Around the World in 80 Days: Performers' vocal interpretation of character (accent, volume, pitch, timing, pace, intonation, phrasing, emotional range, delivery of lines)

Around the World in 80 Days: Performers’ vocal interpretation of character (accent, volume, pitch, timing, pace, intonation, phrasing, emotional range, delivery of lines)
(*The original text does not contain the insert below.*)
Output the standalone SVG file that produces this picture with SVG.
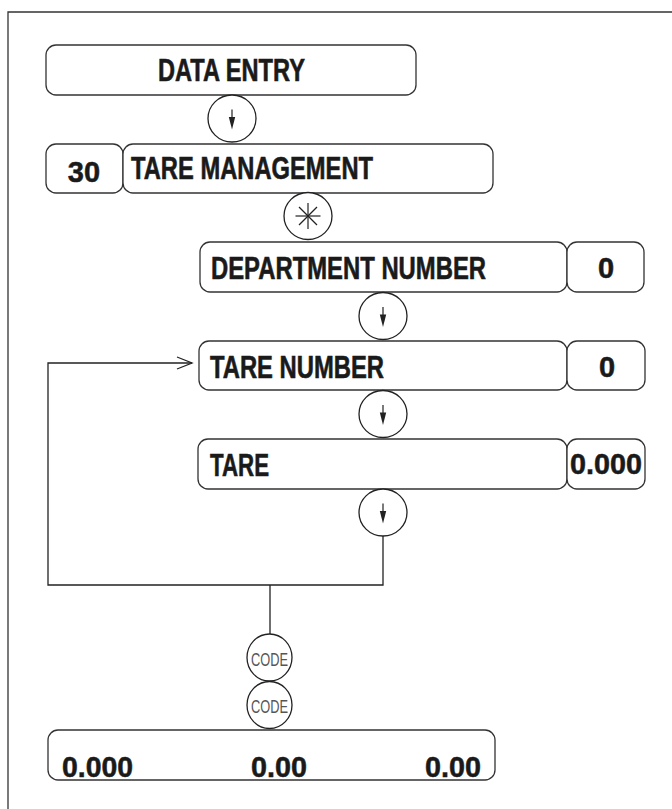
<svg xmlns="http://www.w3.org/2000/svg" width="672" height="809" viewBox="0 0 672 809">
  <style>
    .box { fill: #fff; stroke: #333; stroke-width: 1.3; }
    .key { fill: #fff; stroke: #222; stroke-width: 1.3; }
    .wire { fill: none; stroke: #222; stroke-width: 1.3; }
    .lbl { font-family: "Liberation Sans Narrow", "Liberation Sans", Arial, sans-serif; font-weight: bold; font-size: 31px; fill: #1a1a1a; stroke: #1a1a1a; stroke-width: 0.6; }
    .num { font-family: "Liberation Sans", Arial, sans-serif; font-weight: bold; font-size: 29px; fill: #1a1a1a; stroke: #1a1a1a; stroke-width: 0.5; }
    .code { font-family: "Liberation Sans Narrow", "Liberation Sans", Arial, sans-serif; font-size: 18px; fill: #555; }
  </style>
  <defs>
    <g id="down">
      <line x1="0" y1="-9" x2="0" y2="0" stroke="#222" stroke-width="1.2"/>
      <polygon points="-3.2,-1.5 3.2,-1.5 0,11" fill="#222"/>
    </g>
  </defs>
  <rect width="672" height="809" fill="#fff"/>
  <path d="M8,809 V12 H672" fill="none" stroke="#333" stroke-width="1.3"/>

  <g id="connectors">
    <path class="wire" d="M383,536 V585 H48 V363 H192"/>
    <path class="wire" d="M177,357 L192,363 L177,369"/>
    <line class="wire" x1="270" y1="585" x2="270" y2="634"/>
  </g>

  <g id="data-entry">
    <rect class="box" x="46" y="45" width="370" height="50" rx="10"/>
    <text class="lbl" x="158" y="80.5" textLength="147" lengthAdjust="spacingAndGlyphs">DATA ENTRY</text>
  </g>
  <g id="key-down-1">
    <ellipse class="key" cx="232" cy="118.5" rx="24" ry="23.5"/>
    <use href="#down" x="232" y="118.5"/>
  </g>
  <g id="menu-30">
    <rect class="box" x="46" y="144" width="77" height="49" rx="10"/>
    <text class="num" x="84" y="182" text-anchor="middle">30</text>
  </g>
  <g id="tare-management">
    <rect class="box" x="123" y="144" width="370" height="49" rx="10"/>
    <text class="lbl" x="131" y="178.5" textLength="242" lengthAdjust="spacingAndGlyphs">TARE MANAGEMENT</text>
  </g>
  <g id="key-star">
    <ellipse class="key" cx="308" cy="216" rx="24" ry="23.5"/>
    <g stroke="#222" stroke-width="1.2">
      <line x1="308" y1="203" x2="308" y2="229"/>
      <line x1="295.5" y1="216" x2="320.5" y2="216"/>
      <line x1="299" y1="207" x2="317" y2="225"/>
      <line x1="317" y1="207" x2="299" y2="225"/>
    </g>
  </g>
  <g id="department-number">
    <rect class="box" x="200" y="242" width="367" height="50" rx="10"/>
    <text class="lbl" x="211" y="278.5" textLength="275" lengthAdjust="spacingAndGlyphs">DEPARTMENT NUMBER</text>
  </g>
  <g id="department-value">
    <rect class="box" x="567" y="242" width="77" height="50" rx="10"/>
    <text class="num" x="606" y="277.5" text-anchor="middle">0</text>
  </g>
  <g id="key-down-2">
    <ellipse class="key" cx="383" cy="316" rx="24" ry="23.5"/>
    <use href="#down" x="383" y="316"/>
  </g>
  <g id="tare-number">
    <rect class="box" x="199" y="341" width="368" height="49" rx="10"/>
    <text class="lbl" x="210" y="377.5" textLength="174" lengthAdjust="spacingAndGlyphs">TARE NUMBER</text>
  </g>
  <g id="tare-number-value">
    <rect class="box" x="567" y="341" width="78" height="49" rx="10"/>
    <text class="num" x="607" y="377" text-anchor="middle">0</text>
  </g>
  <g id="key-down-3">
    <ellipse class="key" cx="383" cy="414" rx="24" ry="23.5"/>
    <use href="#down" x="383" y="414"/>
  </g>
  <g id="tare">
    <rect class="box" x="198" y="439" width="369" height="50" rx="10"/>
    <text class="lbl" x="210" y="475.5" textLength="59" lengthAdjust="spacingAndGlyphs">TARE</text>
  </g>
  <g id="tare-value">
    <rect class="box" x="567" y="439" width="78" height="50" rx="10"/>
    <text class="num" x="606" y="473.5" text-anchor="middle" textLength="72" lengthAdjust="spacingAndGlyphs">0.000</text>
  </g>
  <g id="key-down-4">
    <ellipse class="key" cx="383" cy="512.5" rx="24" ry="23.5"/>
    <use href="#down" x="383" y="512.5"/>
  </g>
  <g id="key-code-1">
    <ellipse class="key" cx="269.5" cy="657.5" rx="22.5" ry="23.5"/>
    <text class="code" x="269.5" y="665.5" text-anchor="middle" textLength="37" lengthAdjust="spacingAndGlyphs">CODE</text>
  </g>
  <g id="key-code-2">
    <ellipse class="key" cx="269.5" cy="705" rx="22.5" ry="23.5"/>
    <text class="code" x="269.5" y="712.5" text-anchor="middle" textLength="37" lengthAdjust="spacingAndGlyphs">CODE</text>
  </g>
  <g id="result">
    <rect class="box" x="48" y="730" width="447" height="50" rx="10"/>
    <text class="num" font-size="30" x="62" y="776.5" textLength="71" lengthAdjust="spacingAndGlyphs">0.000</text>
    <text class="num" font-size="30" x="251" y="776.5" textLength="56" lengthAdjust="spacingAndGlyphs">0.00</text>
    <text class="num" font-size="30" x="425" y="776.5" textLength="56" lengthAdjust="spacingAndGlyphs">0.00</text>
  </g>
</svg>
Character-Specific Vocal Interpretation

  • Phileas Fogg, the main character, should embody a British gentleman’s calm, measured speech: low pitched, formal accent, steady pacing, and deliberate timing to reflect his calculated nature.
  • Contrastingly, Passepartout can employ a light, often comedic French accent. His pitch might vary more, being higher when excited or worried. His pacing could be quicker, especially in exciting scenes.
  • Aouda, a rescued Indian princess, might speak with a subtle Indian accent. Her volume would be softer, and her pitch higher but controlled. Emotional range is crucial for her character transitions.
  • Detective Fix, determined and zealous, would likely have a strong, assertive voice, with good use of volumes and varying pitches to depict his emotions. His speech could be assertive most of the time but hastened when he is trying to arrest Fogg.

Vital Points in Vocal Interpretation

  • The vocal interpretation must reflect the period and nationality of the characters for authenticity and credibility.
  • Emotional range is key for each character. Fogg’s relative stoicism, Passepartout’s comedic approach, and Aouda’s fear, relief, acceptance, and love must be subtly communicated through vocal expressions.
  • Pauses, pace, and intonation significantly alter the delivery of lines. Strategic pauses can build suspense, quickened pace can signal excitement, and a rise or drop in intonation can denote a question or realization.

Vocal Delivery and Consistency

  • Vocal delivery should be adjusted to the situation: Moments of tension, relief, adventure, and contemplation require considered changes in volume, pitch, pace, and phrasing.
  • Consistency in character voices throughout the play is key. For example, sudden shifts in Fogg’s or Passepartout’s accent could break audience immersion.
  • Practicing effective breath control is vital to ensure lines are delivered coherently and to portray various emotional states.

Emphasis and Background

  • Emphasising key words or phrases can underline certain characteristics or emotions, adding depth to character portrayals.
  • Consider background noises or dialogues as part of the vocal landscape. These contribute to creating the multicultural and adventurous ambient of the story.